Grow Scale GPD Needed Example Unit
Tent or small closet, one or two reservoirs 200 GPD GrowoniX EX200
Multi-tent room, daily reservoir turnover 1,000 GPD GrowoniX GX1000
Commercial cultivation, multiple rooms 4,000+ GPD Axeon N-4000

Commercial rooms running multiple flowering zones often step up further into the Axeon N-Series, which scales past 16,000 GPD for facilities mixing hundreds of gallons per shift.

What Should I Look for in a Reverse Osmosis System?

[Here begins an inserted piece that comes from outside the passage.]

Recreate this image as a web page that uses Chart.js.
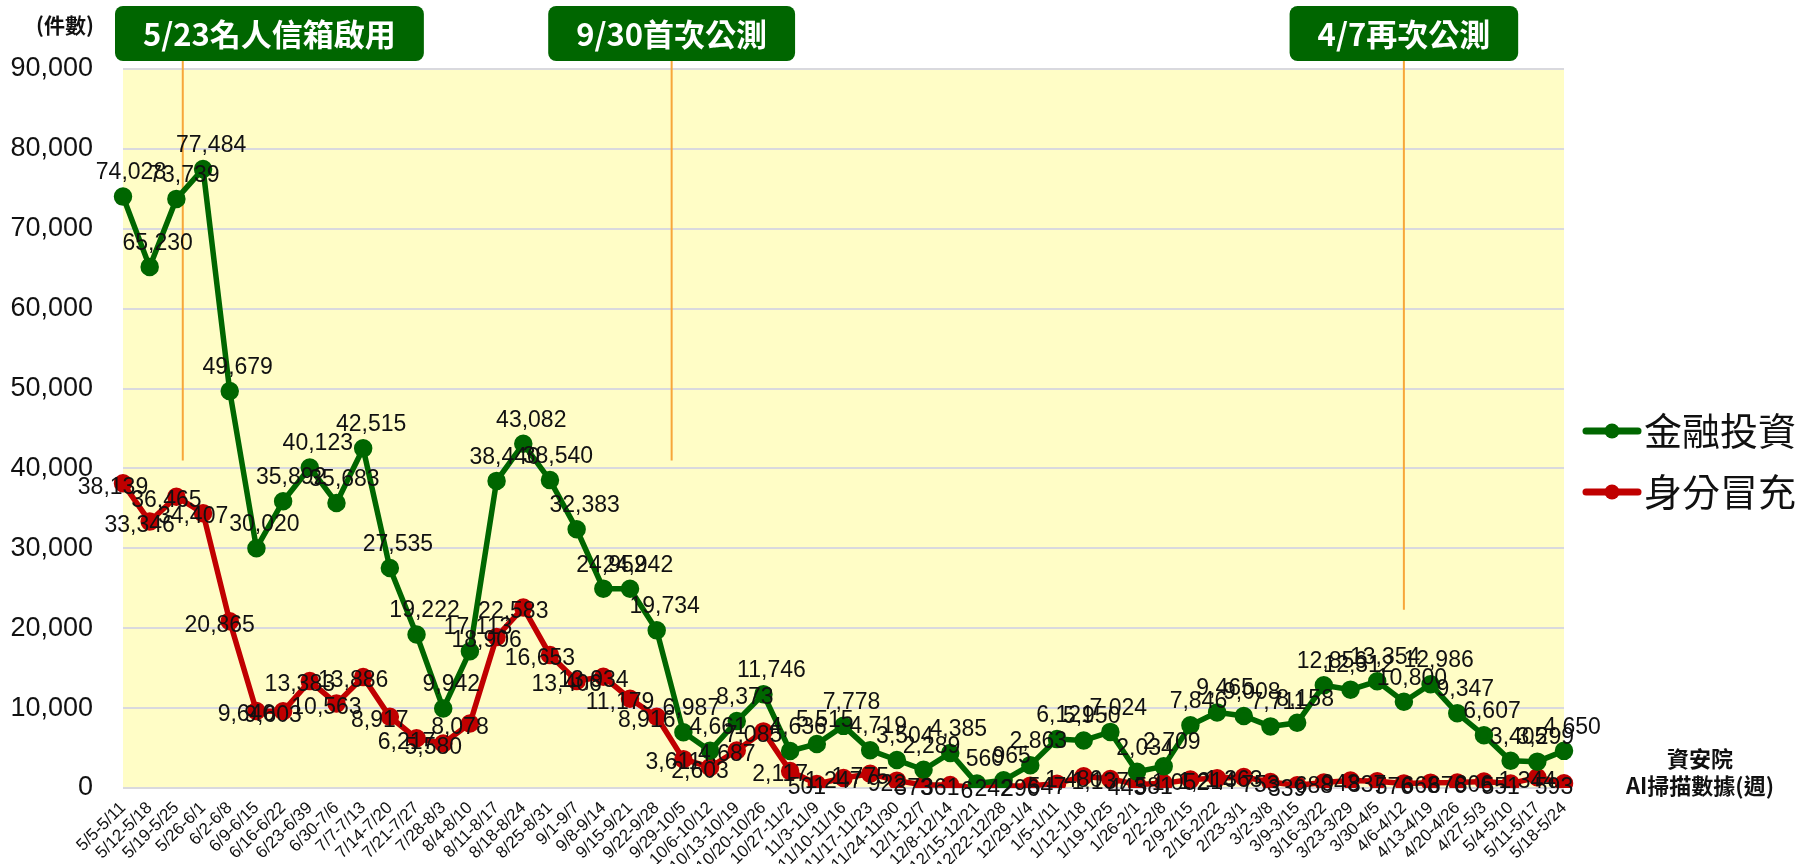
<!DOCTYPE html>
<html lang="zh-Hant">
<head>
<meta charset="utf-8">
<title>AI掃描數據(週)</title>
<script src="https://cdn.jsdelivr.net/npm/chart.js@4.4.1/dist/chart.umd.min.js"></script>
<style>
  html, body { margin: 0; padding: 0; background: #fff; }
</style>
</head>
<body>
<canvas id="chart" width="1803" height="864"></canvas>
<script>
// 週次
const weeks = [
    '5/5-5/11', '5/12-5/18', '5/19-5/25', '5/26-6/1', '6/2-6/8', '6/9-6/15', '6/16-6/22',
    '6/23-6/39', '6/30-7/6', '7/7-7/13', '7/14-7/20', '7/21-7/27', '7/28-8/3', '8/4-8/10',
    '8/11-8/17', '8/18-8/24', '8/25-8/31', '9/1-9/7', '9/8-9/14', '9/15-9/21', '9/22-9/28',
    '9/29-10/5', '10/6-10/12', '10/13-10/19', '10/20-10/26', '10/27-11/2', '11/3-11/9',
    '11/10-11/16', '11/17-11/23', '11/24-11/30', '12/1-12/7', '12/8-12/14', '12/15-12/21',
    '12/22-12/28', '12/29-1/4', '1/5-1/11', '1/12-1/18', '1/19-1/25', '1/26-2/1', '2/2-2/8',
    '2/9-2/15', '2/16-2/22', '2/23-3/1', '3/2-3/8', '3/9-3/15', '3/16-3/22', '3/23-3/29',
    '3/30-4/5', '4/6-4/12', '4/13-4/19', '4/20-4/26', '4/27-5/3', '5/4-5/10', '5/11-5/17',
    '5/18-5/24'
];

// 金融投資
const finance = [
    74028, 65230, 73739, 77484, 49679, 30020, 35892, 40123, 35683, 42515, 27535,
    19222, 9942, 17113, 38440, 43082, 38540, 32383, 24952, 24942, 19734, 6987,
    4661, 8373, 11746, 4636, 5515, 7778, 4719, 3504, 2289, 4385, 560,
    965, 2863, 6121, 5950, 7024, 2034, 2709, 7846, 9465, 9008, 7711,
    8158, 12856, 12312, 13354, 10800, 12986, 9347, 6607, 3405, 3299, 4650
];

// 身分冒充
const identity = [
    38139, 33346, 36465, 34407, 20865, 9640, 9603, 13383, 10563, 13886, 8917,
    6217, 5580, 8078, 18906, 22583, 16653, 13406, 13934, 11179, 8916, 3611,
    2603, 4687, 7085, 2117, 501, 1247, 1775, 922, 373, 361, 6,
    242, 296, 547, 1480, 1137, 443, 581, 1052, 1214, 1363, 753,
    339, 688, 943, 837, 576, 668, 676, 806, 551, 1344, 593
];

const seriesNames = ['金融投資', '身分冒充'];
const seriesColors = ['#006600', '#C00000'];

const yMax = 90000;
const yStep = 10000;

// 事件標註 (位置以週次索引表示)
const eventTexts = ['5/23名人信箱啟用', '9/30首次公測', '4/7再次公測'];
const eventIndex = [2.24, 20.56, 48.0];
const eventLineEnd = [41000, 41000, 22300];

const unitLabel = '(件數)';
const sourceLines = ['資安院', 'AI掃描數據(週)'];

const numFmt = v => v.toLocaleString('en-US');

// 背景、事件線、標籤
const decorPlugin = {
    id: 'decor',
    beforeDraw(chart) {
        const { ctx, chartArea: a } = chart;
        ctx.save();
        ctx.fillStyle = '#FFFDC6';
        ctx.fillRect(a.left, a.top, a.right - a.left, a.bottom - a.top);
        ctx.restore();
    },
    beforeDatasetsDraw(chart) {
        const { ctx, scales } = chart;
        ctx.save();
        ctx.strokeStyle = '#F7A63A';
        ctx.lineWidth = 2;
        eventIndex.forEach((idx, i) => {
            const x = scales.x.getPixelForValue(idx);
            ctx.beginPath();
            ctx.moveTo(x, 61);
            ctx.lineTo(x, scales.y.getPixelForValue(eventLineEnd[i]));
            ctx.stroke();
        });
        ctx.restore();
    },
    afterDatasetsDraw(chart) {
        const { ctx, chartArea: a, scales } = chart;
        ctx.save();

        // 數據標籤
        ctx.font = '23px "Liberation Sans", Arial, sans-serif';
        ctx.fillStyle = '#111';
        chart.data.datasets.forEach((ds, di) => {
            const meta = chart.getDatasetMeta(di);
            meta.data.forEach((pt, i) => {
                const txt = numFmt(ds.data[i]);
                ctx.textAlign = 'center';
                if (di === 0) {
                    ctx.textBaseline = 'bottom';
                    ctx.fillText(txt, pt.x + 8, pt.y - 12);
                } else {
                    ctx.textBaseline = 'middle';
                    ctx.fillText(txt, pt.x - 10, pt.y + 4);
                }
            });
        });

        // 事件方塊
        ctx.font = 'bold 31px "Noto Sans CJK TC", sans-serif';
        eventTexts.forEach((t, i) => {
            const x = scales.x.getPixelForValue(eventIndex[i]);
            const w = ctx.measureText(t).width + 56;
            const h = 55;
            const left = Math.max(x - w / 2, a.left - 8);
            ctx.fillStyle = '#006600';
            ctx.beginPath();
            ctx.roundRect(left, 6, w, h, 8);
            ctx.fill();
            ctx.fillStyle = '#fff';
            ctx.textAlign = 'center';
            ctx.textBaseline = 'middle';
            ctx.fillText(t, left + w / 2, 6 + h / 2 + 1);
        });

        // 單位
        ctx.fillStyle = '#111';
        ctx.font = 'bold 21px "Noto Sans CJK TC", sans-serif';
        ctx.textAlign = 'left';
        ctx.textBaseline = 'middle';
        ctx.fillText(unitLabel, 36, 25);

        // 來源
        ctx.font = 'bold 22px "Noto Sans CJK TC", sans-serif';
        ctx.textAlign = 'center';
        ctx.fillText(sourceLines[0], 1700, 759);
        ctx.fillText(sourceLines[1], 1700, 786);

        // 圖例
        seriesNames.forEach((name, i) => {
            const y = 431 + i * 61;
            ctx.strokeStyle = seriesColors[i];
            ctx.lineWidth = 7;
            ctx.lineCap = 'round';
            ctx.beginPath();
            ctx.moveTo(1586, y);
            ctx.lineTo(1638, y);
            ctx.stroke();
            ctx.fillStyle = seriesColors[i];
            ctx.beginPath();
            ctx.arc(1612, y, 7.5, 0, Math.PI * 2);
            ctx.fill();
            ctx.fillStyle = '#111';
            ctx.font = '38px "Noto Sans CJK TC", sans-serif';
            ctx.textAlign = 'left';
            ctx.textBaseline = 'middle';
            ctx.fillText(name, 1644, y);
        });

        ctx.restore();
    }
};

Chart.defaults.font.family = '"Liberation Sans", Arial, sans-serif';
Chart.defaults.color = '#111';

new Chart(document.getElementById('chart').getContext('2d'), {
    type: 'line',
    data: {
        labels: weeks,
        datasets: [finance, identity].map((vals, i) => ({
            label: seriesNames[i],
            data: vals,
            borderColor: seriesColors[i],
            backgroundColor: seriesColors[i],
            pointBackgroundColor: seriesColors[i],
            pointBorderColor: seriesColors[i],
            borderWidth: 5.5,
            pointRadius: 6.5,
            tension: 0
        }))
    },
    options: {
        responsive: false,
        animation: false,
        layout: {
            padding: { top: 69, right: 239, left: 0, bottom: 0 }
        },
        scales: {
            x: {
                offset: false,
                grid: { display: false },
                border: { display: false },
                ticks: {
                    autoSkip: false,
                    minRotation: 45,
                    maxRotation: 45,
                    padding: 2,
                    font: { size: 17 }
                },
                afterFit(scale) { scale.height = 76; }
            },
            y: {
                min: 0,
                max: yMax,
                border: { display: false },
                grid: { color: '#D9D9DE', lineWidth: 2, drawTicks: false },
                ticks: {
                    stepSize: yStep,
                    padding: 30,
                    font: { size: 27 },
                    callback: v => numFmt(v)
                },
                afterFit(scale) { scale.width = 123; }
            }
        },
        plugins: {
            legend: { display: false },
            tooltip: { enabled: false }
        }
    },
    plugins: [decorPlugin]
});
</script>
</body>
</html>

  • GPD rating: match output to how fast you actually drain a reservoir, not just its total volume, since production rate is measured under ideal pressure and drops with cold or low-pressure feed water.
  • Membrane rejection rate: most grow-room systems reject 95-98% of total dissolved solids, which is enough to zero out a feed chart's starting PPM.
  • Feed water pressure: most residential systems need 40-80 PSI to hit rated output; if your incoming pressure runs low, budget for a booster pump from the start rather than troubleshooting slow fill times later.
  • Pre-filtration stage: chlorine and chloramine in municipal water shorten membrane life fast; a sediment or carbon pre-filter stage upstream protects the membrane and extends replacement intervals.
  • Storage and delivery: higher-GPD systems assume you're filling a reservoir or storage tank directly rather than running on-demand, so plan tank size around your mixing schedule.

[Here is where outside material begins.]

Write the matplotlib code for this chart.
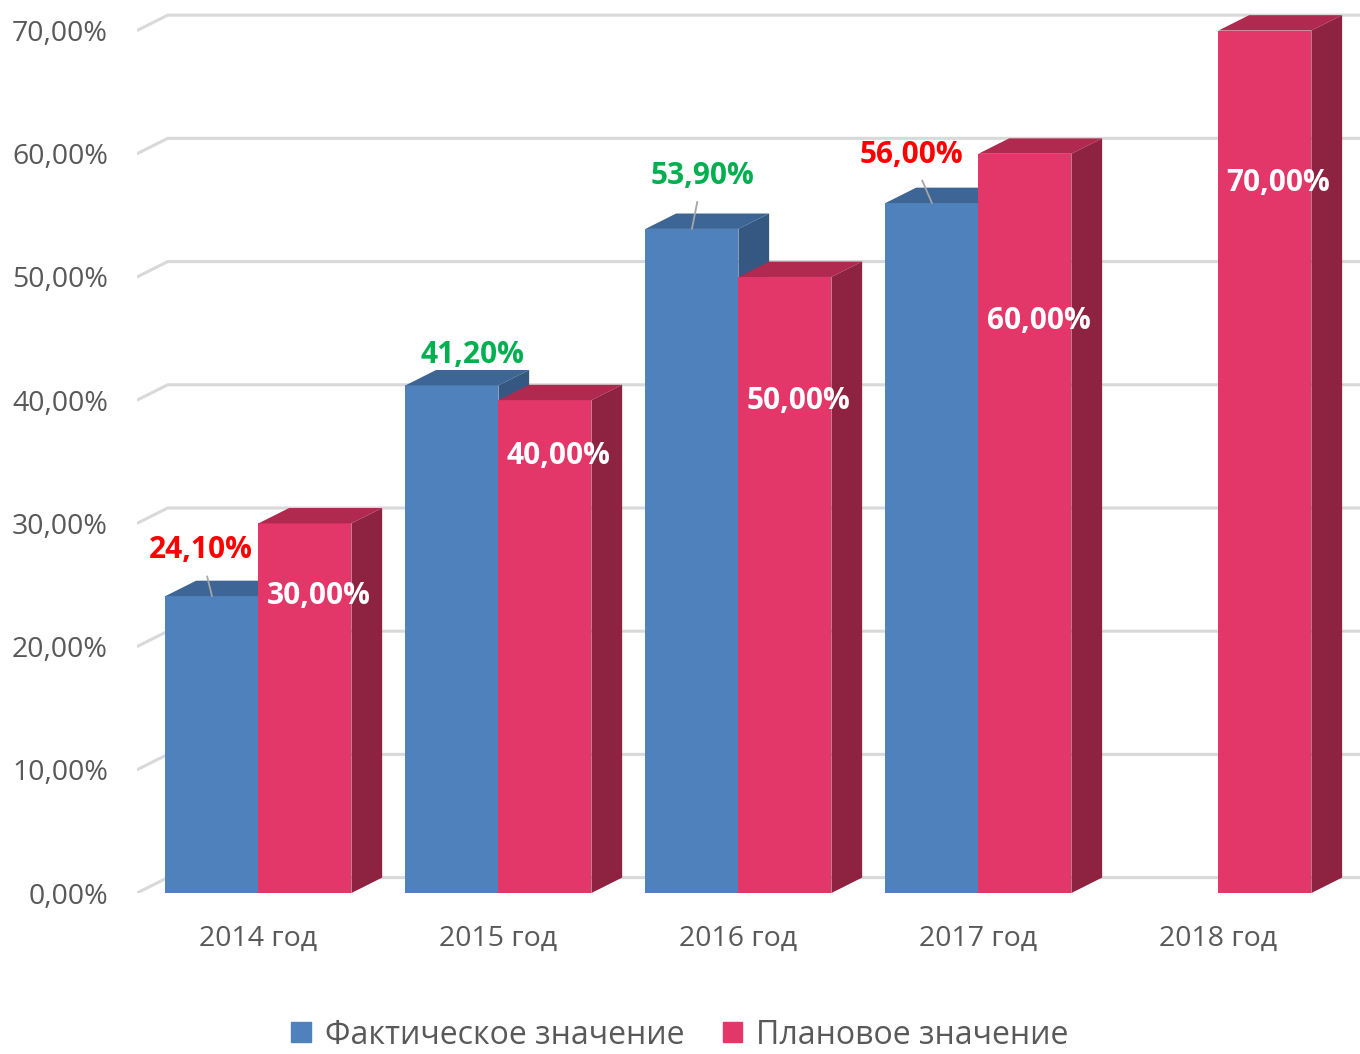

Growers dialing in exact nutrient ratios after the RO stage should also see our guide to nutrient distribution in hydroponic systems, which covers what happens to dissolved solids once clean water reaches the reservoir.

Related Guides

Frequently Asked Questions

What size reverse osmosis system do I need for a grow tent?
A 200 GPD system like the GrowoniX EX200 covers a single tent or small closet running one or two reservoirs a week. If you're filling a reservoir daily, step up to a 1,000 GPD unit so fill time stays under an hour.
Does a reverse osmosis system remove chlorine from tap water?
RO membranes reduce chlorine somewhat but chlorine and especially chloramine shorten membrane lifespan when they hit the membrane directly. A carbon pre-filter or dechlorinator stage ahead of the RO unit protects the membrane and is standard practice on municipal water.
Why is my RO system's output slower than its GPD rating?
GPD ratings are measured at ideal feed pressure (typically 60-80 PSI) and moderate water temperature. Cold water, low incoming pressure, or a partially fouled membrane can cut real output well below the rated number, which is when a booster pump or membrane replacement becomes worth checking.
Can I run an RO system on well water?
Yes, but well water often carries more sediment and iron than municipal supply, which clogs pre-filters faster. Check your well water's hardness and iron content before sizing, since heavy sediment loads call for a dedicated sediment filter stage ahead of the RO membrane.
How often do RO membranes need to be replaced?
Most grow-room membranes last 2-3 years with proper pre-filtration, though heavy chlorine exposure or high sediment can cut that in half. A steady drop in rejection rate or output is the signal to check replacement membranes sized to your system.
Do I need a booster pump with my reverse osmosis system?
If your incoming water pressure is below 40 PSI, a booster pump raises it to the range most membranes need to hit their rated GPD. Homes on well systems or upper floors of multi-unit buildings run into this most often.